Huawei sales up, but growth slows under virus, US pressure
Joe TerrettGeneral Technology COVID government Huawei manufacturing pandemic sanctions Technology trade
US sanctions cut off access to most American components in a feud with Beijing over technology and security.
BEIJING — Chinese tech giant Huawei, one of the biggest makers of smartphones and switching equipment, said Friday its revenue rose 9.9% in the first nine months of this year, but growth decelerated in the face of US sanctions and the coronavirus pandemic.
Huawei Technologies Ltd. gave no sales figure for the most recent quarter ending in September, but growth for the first three quarters was down from the 13.1% reported for the first half of the year.

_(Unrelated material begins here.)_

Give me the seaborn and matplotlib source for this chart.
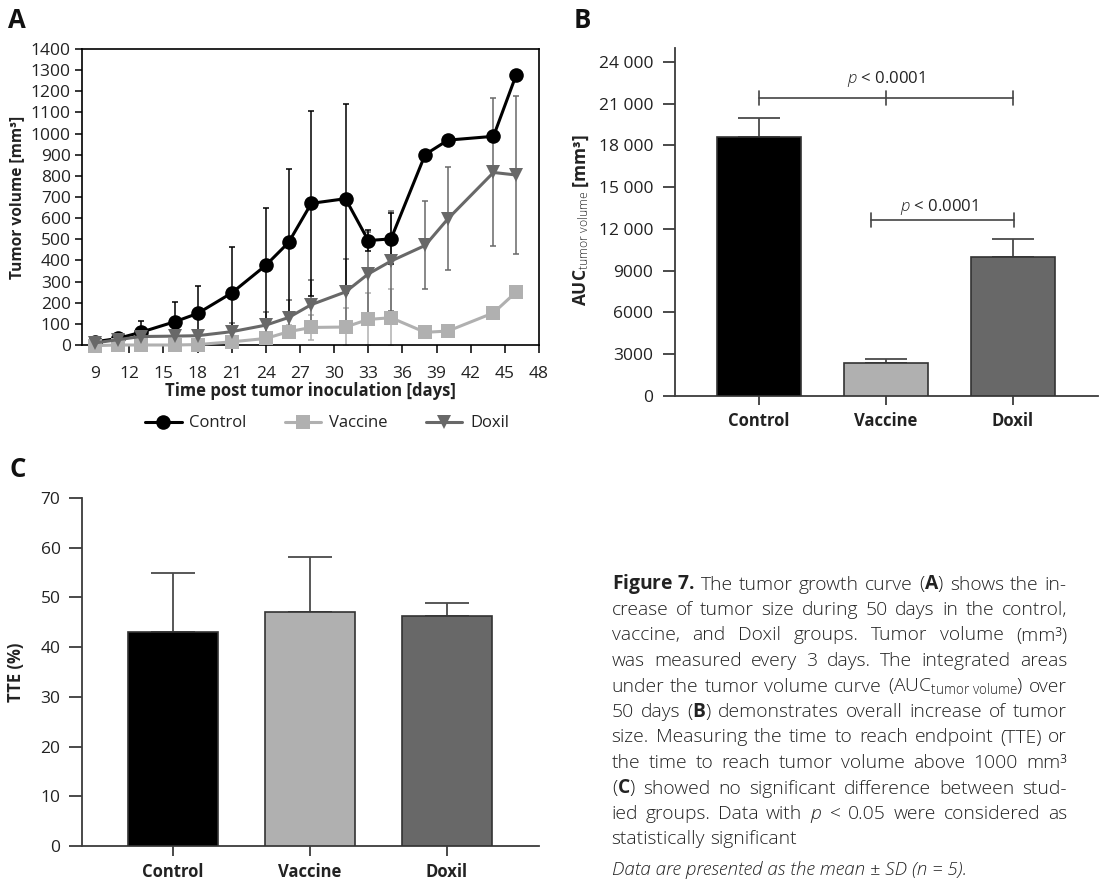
import numpy as np
import pandas as pd
import matplotlib
matplotlib.use("Agg")
import matplotlib.pyplot as plt
import seaborn as sns

# ---------------- data ----------------
days = [9, 11, 13, 16, 18, 21, 24, 26, 28, 31, 33, 35, 38, 40, 44, 46]
control_mean = [15, 31, 60, 110, 149, 246, 377, 485, 670, 692, 494, 502, 901, 969, 987, 1278]
control_sd = [8, 20, 52, 92, 130, 217, 270, 349, 438, 446, 48, 121, 0, 0, 0, 0]
vaccine_mean = [-3, 0, 0, 0, 2, 15, 31, 63, 83, 85, 121, 129, 60, 66, 152, 251]
vaccine_sd = [0, 0, 0, 0, 0, 10, 20, 30, 60, 90, 125, 134, 0, 0, 0, 0]
doxil_mean = [10, 25, 40, 42, 44, 63, 94, 130, 191, 251, 336, 397, 471, 597, 816, 804]
doxil_sd = [5, 10, 15, 20, 20, 40, 63, 85, 115, 154, 200, 235, 208, 243, 350, 372]

groups = ["Control", "Vaccine", "Doxil"]
auc_mean = [18630, 2350, 9950]
auc_sd = [1370, 310, 1320]
tte_mean = [43.0, 47.1, 46.2]
tte_sd = [11.9, 11.1, 2.7]

a_xticks = list(range(9, 49, 3))
a_yticks = list(range(0, 1401, 100))
b_yticks = [0, 3000, 6000, 9000, 12000, 15000, 18000, 21000, 24000]
b_yticklabels = ["0", "3000", "6000", "9000", "12 000", "15 000", "18 000", "21 000", "24 000"]
c_yticks = [0, 10, 20, 30, 40, 50, 60, 70]

caption_lines = [
    r"$\mathbf{Figure\ 7.}$ The tumor growth curve ($\mathbf{A}$) shows the in-",
    r"crease of tumor size during 50 days in the control,",
    r"vaccine, and Doxil groups. Tumor volume (mm³)",
    r"was measured every 3 days. The integrated areas",
    r"under the tumor volume curve (AUC$_{\mathrm{tumor\ volume}}$) over",
    r"50 days ($\mathbf{B}$) demonstrates overall increase of tumor",
    r"size. Measuring the time to reach endpoint (TTE) or",
    r"the time to reach tumor volume above 1000 mm³",
    r"($\mathbf{C}$) showed no significant difference between stud-",
    r"ied groups. Data with $\mathit{p}$ < 0.05 were considered as",
    r"statistically significant",
]
footnote = r"Data are presented as the mean ± SD (n = 5)."

colors = {"Control": "#000000", "Vaccine": "#b0b0b0", "Doxil": "#686868"}
markers = {"Control": "o", "Vaccine": "s", "Doxil": "v"}
marker_sizes = {"o": 10.5, "s": 9.5, "v": 10.5}

# ---------------- style ----------------
sns.set_theme(style="ticks")
FONT = "Open Sans"
plt.rcParams["font.family"] = [FONT, "DejaVu Sans"]
plt.rcParams["mathtext.fontset"] = "custom"
plt.rcParams["mathtext.rm"] = FONT + ":light"
plt.rcParams["mathtext.it"] = FONT + ":italic:light"
plt.rcParams["mathtext.bf"] = FONT + ":bold"
plt.rcParams["axes.unicode_minus"] = False

W, H = 1099, 882
fig = plt.figure(figsize=(W / 100, H / 100), dpi=100)


def ax_rect(l, t, r, b):
    return [l / W, 1 - b / H, (r - l) / W, (b - t) / H]


def tokenize(s):
    """split on spaces that are outside $...$ math segments"""
    toks, cur, in_math = [], "", False
    for ch in s:
        if ch == "$":
            in_math = not in_math
        if ch == " " and not in_math:
            toks.append(cur)
            cur = ""
        else:
            cur += ch
    toks.append(cur)
    return [t for t in toks if t]


TXT = "#222222"
SP = "#3c3c3c"

# ---------------- panel A ----------------
axA = fig.add_axes(ax_rect(82, 49, 539, 345))
long = pd.DataFrame({
    "day": days * 3,
    "volume": control_mean + vaccine_mean + doxil_mean,
    "group": ["Control"] * len(days) + ["Vaccine"] * len(days) + ["Doxil"] * len(days),
})
sds = {"Control": control_sd, "Vaccine": vaccine_sd, "Doxil": doxil_sd}
means = {"Control": control_mean, "Vaccine": vaccine_mean, "Doxil": doxil_mean}
for g in ["Vaccine", "Doxil", "Control"]:
    axA.errorbar(days, means[g], yerr=sds[g], fmt="none", ecolor=colors[g],
                 elinewidth=1.1, capsize=2.2, capthick=1.1, zorder=2)
sns.lineplot(data=long, x="day", y="volume", hue="group", style="group",
             hue_order=groups, style_order=groups, palette=colors, markers=markers,
             dashes=False, markersize=10, markeredgewidth=0, linewidth=2.2,
             ax=axA, clip_on=False, zorder=3)
for ln in axA.lines:
    m = ln.get_marker()
    if m in marker_sizes:
        ln.set_markersize(marker_sizes[m])
axA.set_xlim(7.85, 48)
axA.set_ylim(0, 1400)
axA.set_xticks(a_xticks)
axA.set_yticks(a_yticks)
for s in axA.spines.values():
    s.set_color("#000000")
    s.set_linewidth(1.2)
axA.tick_params(axis="both", direction="out", colors="#000000", labelcolor=TXT, labelsize=12.5, width=1.1)
axA.tick_params(axis="x", length=6, pad=9)
axA.tick_params(axis="y", length=5, pad=3)
axA.set_xlabel("Time post tumor inoculation [days]", fontsize=12, fontweight="bold", color=TXT, labelpad=0)
axA.set_ylabel("Tumor volume [mm³]", fontsize=11.2, fontweight="bold", color=TXT)
axA.yaxis.label.set_va("center")
axA.yaxis.set_label_coords((17 - 82) / 457, 0.5)
sns.move_legend(axA, "center", bbox_to_anchor=(0.536, -0.265), ncol=3, frameon=False,
                title=None, fontsize=12, handlelength=2.2, columnspacing=2.3, handletextpad=0.45,
                labelcolor=TXT)
for ln in axA.get_legend().get_lines():
    m = ln.get_marker()
    if m in marker_sizes:
        ln.set_markersize(marker_sizes[m])

# ---------------- panel B ----------------
axB = fig.add_axes(ax_rect(675, 48, 1098, 396))
dfB = pd.DataFrame({"group": groups, "auc": auc_mean})
sns.barplot(data=dfB, x="group", y="auc", hue="group", palette=colors, order=groups,
            hue_order=groups, width=0.66, edgecolor="#333333", linewidth=1.2,
            errorbar=None, legend=False, ax=axB, zorder=3)
axB.errorbar(range(3), auc_mean, yerr=[[0, 0, 0], auc_sd], fmt="none", ecolor="#4a4a4a",
             elinewidth=1.3, capsize=15, capthick=1.3, zorder=2)
axB.set_xlim(-0.661, 2.669)
axB.set_ylim(0, 25000)
axB.set_yticks(b_yticks)
axB.set_yticklabels(b_yticklabels)
sns.despine(ax=axB)
for s in ["left", "bottom"]:
    axB.spines[s].set_color(SP)
    axB.spines[s].set_linewidth(1.3)
axB.tick_params(axis="both", direction="out", colors=SP, labelcolor=TXT, width=1.3)
axB.tick_params(axis="y", length=8.6, pad=7, labelsize=12.5)
axB.tick_params(axis="x", length=6.5, pad=5, labelsize=12)
for lab in axB.get_xticklabels():
    lab.set_fontweight("bold")
axB.set_xlabel("")
axB.set_ylabel(r"AUC$_{\mathrm{tumor\ volume}}$ [mm³]", fontsize=12.5, fontweight="bold", color=TXT)
axB.yaxis.label.set_va("center")
axB.yaxis.set_label_coords((581 - 675) / 423, (396 - 220) / 348)
# significance brackets
tk = 500
axB.plot([0, 2], [21400, 21400], color="#444444", lw=1.2)
for xx in [0, 1, 2]:
    axB.plot([xx, xx], [21400 - tk, 21400 + tk], color="#444444", lw=1.2)
axB.text(1, 22750, r"$\mathit{p}$ < 0.0001", ha="center", va="center", fontsize=12, color=TXT)
axB.plot([0.88, 2.01], [12660, 12660], color="#444444", lw=1.2)
for xx in [0.88, 2.01]:
    axB.plot([xx, xx], [12660 - tk, 12660 + tk], color="#444444", lw=1.2)
axB.text(1.42, 13550, r"$\mathit{p}$ < 0.0001", ha="center", va="center", fontsize=12, color=TXT)

# ---------------- panel C ----------------
axC = fig.add_axes(ax_rect(82, 498, 538.6, 846))
dfC = pd.DataFrame({"group": groups, "tte": tte_mean})
sns.barplot(data=dfC, x="group", y="tte", hue="group", palette=colors, order=groups,
            hue_order=groups, width=0.66, edgecolor="#333333", linewidth=1.2,
            errorbar=None, legend=False, ax=axC, zorder=3)
axC.errorbar(range(3), tte_mean, yerr=[[0, 0, 0], tte_sd], fmt="none", ecolor="#4a4a4a",
             elinewidth=1.3, capsize=16, capthick=1.3, zorder=2)
axC.set_xlim(-0.665, 2.67)
axC.set_ylim(0, 70)
axC.set_yticks(c_yticks)
sns.despine(ax=axC)
for s in ["left", "bottom"]:
    axC.spines[s].set_color(SP)
    axC.spines[s].set_linewidth(1.3)
axC.tick_params(axis="both", direction="out", colors=SP, labelcolor=TXT, width=1.3)
axC.tick_params(axis="y", length=9.4, pad=6, labelsize=12.5)
axC.tick_params(axis="x", length=7, pad=5, labelsize=12)
for lab in axC.get_xticklabels():
    lab.set_fontweight("bold")
axC.set_xlabel("")
axC.set_ylabel("TTE (%)", fontsize=12, fontweight="bold", color=TXT)
axC.yaxis.label.set_va("center")
axC.yaxis.set_label_coords((16 - 82) / 456.6, 0.5)

# ---------------- panel letters ----------------
for letter, (px, py) in {"A": (17, 21), "B": (582, 21), "C": (18, 470)}.items():
    fig.text(px / W, 1 - py / H, letter, ha="center", va="center", fontsize=18.5,
             fontweight="bold", color="#111111")

# ---------------- caption (justified) ----------------
fig.canvas.draw()
renderer = fig.canvas.get_renderer()
x0, x1 = 611.5, 1067.0
CAP_FS = 13.9
for i, line in enumerate(caption_lines):
    yb = 583.5 + 25.5 * i + 6
    words = tokenize(line)
    texts = [fig.text(0, 1 - yb / H, w, ha="left", va="baseline", fontsize=CAP_FS,
                      fontweight="light", color=TXT)
             for w in words]
    widths = [t.get_window_extent(renderer).width for t in texts]
    if i < len(caption_lines) - 1 and len(words) > 1:
        gap = (x1 - x0 - sum(widths)) / (len(words) - 1)
    else:
        gap = CAP_FS * 100 / 72 * 0.26
    x = x0
    for t, w in zip(texts, widths):
        t.set_x(x / W)
        x += w + gap
fig.text(x0 / W, 1 - (870 + 5) / H, footnote, ha="left", va="baseline", fontsize=13.5,
         style="italic", fontweight="light", color=TXT)

fig.savefig("out.png", dpi=100)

Huawei is struggling with US sanctions that cut off its access to most American components in a feud with Beijing over technology and security. The White House says Huawei is a threat and might facilitate Chinese spying, which the company denies.
Washington also is tightening curbs on access to US markets or technology for other Chinese tech companies including telecom equipment maker ZTE Corp., video service TikTok and messaging app WeChat.
The conflict has fueled fears the global market might be dividing into competing US and Chinese technology spheres with incompatible standards. Industry analysts warn that would slow down innovation and raise costs.
Executives have warned Huawei’s smartphone and network equipment sales would be affected. The company has launched smartphones based on its own chips and other components and says it is removing US technology from its products.
On Thursday, the company unveiled its latest smartphone, the Mate 40, based on Kirin 9000 chips developed by Huawei.
Sales in the first nine months of 2020 rose to 671.3 billion yuan ($100.4 billion), Huawei reported. It said net profit was 8%, down from the first half’s 9.2% margin.
The company gave no details of its smartphone shipments. Sales outside China have weakened because its handsets no longer come preloaded with Google’s popular music, maps and other features. But sales in China, where Huawei phones already used local alternatives, have grown sharply.
Huawei’s global market share in smartphones rose to 19.6% in the three months ending in June, up from 17.7% a year earlier, according to Canalys. That was driven by strength in its home market, where Huawei had a 51% market share and sales rose 32% to 14.5 million handsets.
Huawei is owned by its Chinese employees who make up about 60% of its global workforce of 194,000. It began reporting financial results a decade ago in an attempt to appear more transparent and mollify foreign security fears.